On your first pull, treat the fight like a study session, not a win attempt. Stay at mid range, circle the boss and look for a simple pattern: what makes it attack, how it moves between phases, and which moves create safe openings.

Resist the urge to trade blows right away. Many bosses are designed to punish greedy players who chase damage too early. Survive for a minute, even if you barely attack, and your later attempts will be far more controlled.

Learn the pattern before you learn the damage

Nearly every boss has a limited move set. Your goal is to recognize each move from the first few frames: arm lift, glow colour, sound cue or dash animation. Label them in your head as “wide swing”, “grab”, “projectile” and so on.

Once you can name the moves, connect them to responses. For example: roll into the wide swing, jump over the shockwave, block the quick stab, run perpendicular to projectiles. Think in pairs: one animation, one answer.

Use safe attempts to test your defensive options

Before you optimize damage, find out what your toolkit can handle. Test if a move can be blocked without guard break, if rolling toward the boss is safer than away, or if a short dash is better than a long dodge.

Some attacks are meant to be avoided by positioning instead of timing. If you keep failing a dodge, try backing away earlier, hugging the boss’s side, or hiding behind terrain. Many arenas have small safe spots you only find by experimenting.

Trim your moveset to a reliable core

Fantasy boss fight
Fantasy boss fight. Photo by Henry Hustava on Unsplash.

Action titles often give you big combos and stylish options that feel amazing in regular encounters but are too risky in boss fights. For tough encounters, build a “boss loadout” of 2 or 3 bread and butter attacks you trust under pressure.

Prefer fast recovery, good tracking and consistent range over raw power. If an animation locks you in place for longer than the boss’s average punish window, save it for very clear openings or drop it entirely.

Respect the transition phases

Many bosses change behavior at health thresholds or after specific attacks. Watch the moment they roar, glow, fly away or change weapons. Assume they gain new moves and that your old habits may need adjustment.

On the attempt where you first see a phase change, back off and observe like you did at the start of the fight. Losing one run to study a new pattern is better than throwing five runs at a surprise move you never quite understand.

Manage stamina, cooldowns and healing

Resource management is often what separates a clutch clear from another defeat. Never empty your stamina or equivalent resource bar just to force extra hits, because you might need that meter for an emergency dodge or block.

Heal only after specific safe triggers, not whenever your health drops. Look for recovery windows: after the boss’s slowest slam, at long distance after a projectile volley, or when it recovers from a big whiffed attack.

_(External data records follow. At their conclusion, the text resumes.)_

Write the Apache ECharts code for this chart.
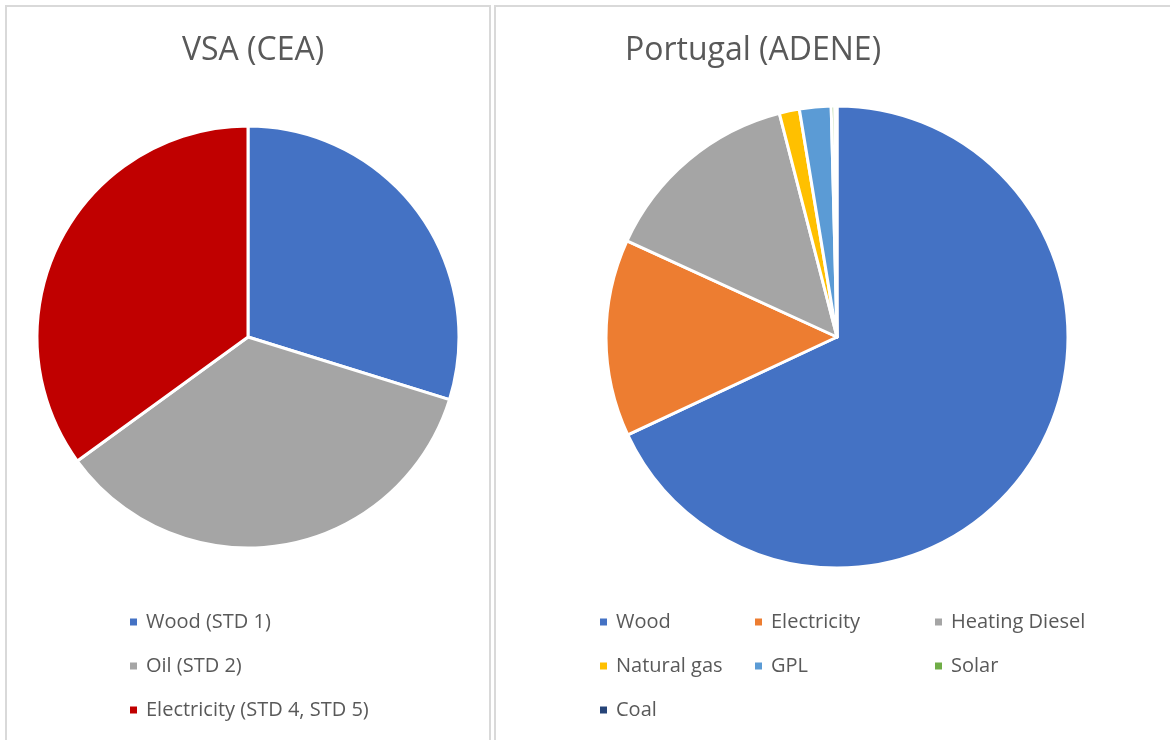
<!DOCTYPE html>
<html lang="en">
<head>
<meta charset="UTF-8" />
<script src="https://cdn.jsdelivr.net/npm/echarts@6/dist/echarts.min.js"></script>
<style>
html, body { margin: 0; padding: 0; background: #fff; }
#main { width: 1170px; height: 740px; }
</style>
</head>
<body>
<div id="main"></div>
<script type="text/javascript">
// left chart: VSA (CEA)
var vsaNames = ['Wood (STD 1)', 'Oil (STD 2)', 'Electricity (STD 4, STD 5)'];
var vsaValues = [29.8, 35.2, 35.0];
var vsaColors = ['#4472C4', '#A5A5A5', '#C00000'];

// right chart: Portugal (ADENE)
var ptNames = ['Wood', 'Electricity', 'Heating Diesel', 'Natural gas', 'GPL', 'Solar', 'Coal'];
var ptValues = [67.8, 13.75, 14.1, 1.4, 2.2, 0.25, 0.15];
var ptColors = ['#4472C4', '#ED7D31', '#A5A5A5', '#FFC000', '#5B9BD5', '#70AD47', '#264478'];

function toData(names, values, colors) {
	return names.map(function (n, i) {
		return { name: n, value: values[i], itemStyle: { color: colors[i] } };
	});
}

var font = 'Open Sans';
var legendText = { color: '#595959', fontSize: 20, lineHeight: 22, fontFamily: font, padding: [0, 0, 0, 3] };

function legendCol(data, left) {
	return {
		orient: 'vertical', left: left, top: 606,
		itemWidth: 9, itemHeight: 9, itemGap: 22,
		icon: 'rect', selectedMode: false,
		textStyle: legendText,
		data: data
	};
}

var myChart = echarts.init(document.getElementById('main'));

var option = {
	animation: false,
	title: [
		{ text: 'VSA (CEA)', left: 248, top: 30, textAlign: 'center',
		  textStyle: { color: '#595959', fontSize: 32, fontWeight: 'normal', fontFamily: font } },
		{ text: 'Portugal (ADENE)', left: 748, top: 30, textAlign: 'center',
		  textStyle: { color: '#595959', fontSize: 32, fontWeight: 'normal', fontFamily: font } }
	],
	legend: [
		legendCol(vsaNames, 123),
		legendCol(['Wood', 'Natural gas', 'Coal'], 593),
		legendCol(['Electricity', 'GPL'], 748),
		legendCol(['Heating Diesel', 'Solar'], 928)
	],
	graphic: [
		{ type: 'rect', shape: { x: 6, y: 6, width: 484, height: 760 },
		  style: { fill: null, stroke: '#D9D9D9', lineWidth: 2 } },
		{ type: 'rect', shape: { x: 495, y: 6, width: 700, height: 760 },
		  style: { fill: null, stroke: '#D9D9D9', lineWidth: 2 } }
	],
	series: [
		{
			type: 'pie', center: [248, 337], radius: [0, 211],
			startAngle: 90, clockwise: true,
			label: { show: false }, labelLine: { show: false },
			itemStyle: { borderColor: '#fff', borderWidth: 3 },
			emphasis: { disabled: true },
			data: toData(vsaNames, vsaValues, vsaColors)
		},
		{
			type: 'pie', center: [837, 337], radius: [0, 231],
			startAngle: 90, clockwise: true, minAngle: 0,
			label: { show: false }, labelLine: { show: false },
			itemStyle: { borderColor: '#fff', borderWidth: 3 },
			emphasis: { disabled: true },
			data: toData(ptNames, ptValues, ptColors)
		}
	]
};

myChart.setOption(option);
</script>
</body>
</html>
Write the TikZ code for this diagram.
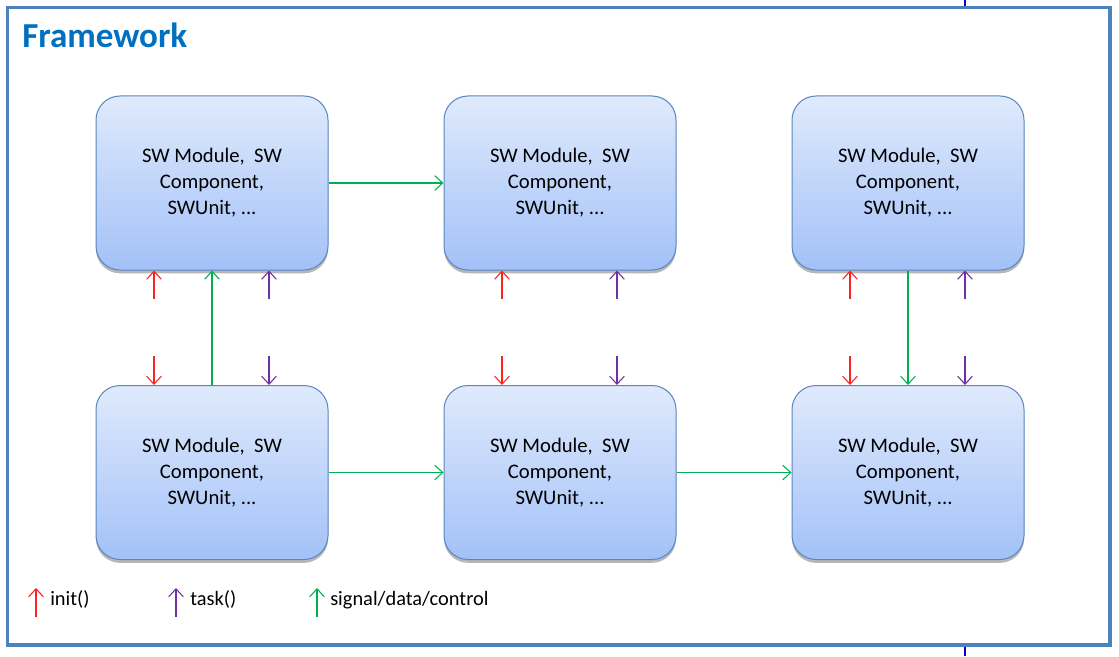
\documentclass[tikz,border=0pt]{standalone}
\usepackage{fontspec}
\setmainfont{Carlito}
\usetikzlibrary{arrows.meta,shadows,calc}
\definecolor{frameblue}{HTML}{4F81BD}
\definecolor{titleblue}{HTML}{0070C0}
\definecolor{boxtop}{HTML}{DFEAFC}
\definecolor{boxbot}{HTML}{A3C1F8}
\definecolor{boxline}{HTML}{5A86C0}
\definecolor{initred}{HTML}{FF2020}
\definecolor{taskpurple}{HTML}{7030A0}
\definecolor{siggreen}{HTML}{00B050}
\definecolor{tickblue}{HTML}{0000CC}
\tikzset{
  swbox/.style={draw=boxline, line width=0.75pt, rounded corners=18pt,
    top color=boxtop, bottom color=boxbot,
    minimum width=174pt, minimum height=130.5pt, align=center,
    font=\fontsize{15.5}{19.5}\selectfont,
    drop shadow={shadow xshift=0pt, shadow yshift=-2.5pt, opacity=0.4, fill=black!70}},
  tip/.style={-{Straight Barb[length=6pt,width=11pt,line width=0.8pt]}, line width=0.8pt},
  initarr/.style={tip, draw=initred},
  taskarr/.style={tip, draw=taskpurple},
  sigarr/.style={tip, draw=siggreen},
  legtext/.style={anchor=base west, inner sep=0pt, font=\fontsize{15.3}{19.5}\selectfont}
}
\begin{document}
\begin{tikzpicture}[x=0.75pt,y=-0.75pt]
\useasboundingbox (0,0) rectangle (1119,656);
\fill[white] (0,0) rectangle (1119,656);
% frame
\draw[frameblue, line width=2.6pt] (7.5,7.5) rectangle (1110,645);
\draw[tickblue, line width=1.5pt] (965,0) -- (965,6);
\draw[tickblue, line width=1.5pt] (965,647) -- (965,656);
\node[anchor=base west, inner sep=0pt, text=titleblue, font=\fontsize{26.3}{30}\selectfont\bfseries] (title) at (22,48) {Framework};
% boxes
\newcommand{\swtext}{SW Module,\hspace{0.45em}SW\\Component,\\SWUnit, ...}
\node[swbox] (b1) at (212,183) {\swtext};
\node[swbox] (b2) at (560,183) {\swtext};
\node[swbox] (b3) at (908,183) {\swtext};
\node[swbox] (b4) at (212,472.5) {\swtext};
\node[swbox] (b5) at (560,472.5) {\swtext};
\node[swbox] (b6) at (908,472.5) {\swtext};
% signal connectors
\draw[sigarr] (b1) -- (b2);
\draw[sigarr] (b4) -- (b5);
\draw[sigarr] (b5) -- (b6);
\draw[sigarr] (b4.north) -- (b1.south);
\draw[sigarr] (b3.south) -- (b6.north);
% init / task stubs
\foreach \b in {b1,b2,b3}{
  \draw[initarr] ($(\b.south)+(-58,28)$) -- ($(\b.south)+(-58,0)$);
  \draw[taskarr] ($(\b.south)+(57,28)$) -- ($(\b.south)+(57,0)$);
}
\foreach \b in {b4,b5,b6}{
  \draw[initarr] ($(\b.north)+(-58,-29)$) -- ($(\b.north)+(-58,0)$);
  \draw[taskarr] ($(\b.north)+(57,-29)$) -- ($(\b.north)+(57,0)$);
}
% legend
\coordinate (l1a) at (36,617); \coordinate (l1b) at (36,588);
\coordinate (l2a) at (176,617); \coordinate (l2b) at (176,588);
\coordinate (l3a) at (317,617); \coordinate (l3b) at (317,588);
\draw[initarr] (l1a) -- (l1b);
\draw[taskarr] (l2a) -- (l2b);
\draw[sigarr] (l3a) -- (l3b);
\node[legtext] (t1) at (50,605) {init()};
\node[legtext] (t2) at (190,605) {task()};
\node[legtext] (t3) at (330,605) {signal/data/control};
\end{tikzpicture}
\end{document}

Shorten the loop between mistake and lesson

Fantasy boss fight
Fantasy boss fight. Photo by Casper Johansson on Unsplash.

Each time you die, pick one clear lesson. For example: “Do not attack twice after the grab miss” or “Roll toward the tail swipe instead of away”. Say it to yourself when you re-enter the arena and aim to apply only that one change.

Trying to fix five habits at once usually leads to panic. Fix one thing per attempt, then keep what works and discard what does not. Over a handful of runs, the fight will feel slower and more readable, even if the boss moves at the same speed.

Stay calm when the boss is low on health

The final moments of a fight cause many players to abandon their discipline. When the boss reaches low health, play as if it still has a full bar. Follow the same pattern you used to reach that point and resist the urge to rush a finishing blow.

If your hands shake, deliberately take one “safe lap” around the arena without attacking. Use that brief reset to breathe, then wait for your normal opening. One extra cycle is far cheaper than throwing a sure win.

Practice with optional bosses and training modes

If a campaign wall is driving you up the wall, look for optional encounters, boss rush modes, or training arenas where you can rehearse mechanics without story pressure. Practice spacing, dodging and resource control on something less punishing.

The skills you build there carry over, even if the move sets differ. Once you return to the main boss, you will have better reflexes, more confidence, and a clearer sense of how to read patterns instead of reacting randomly.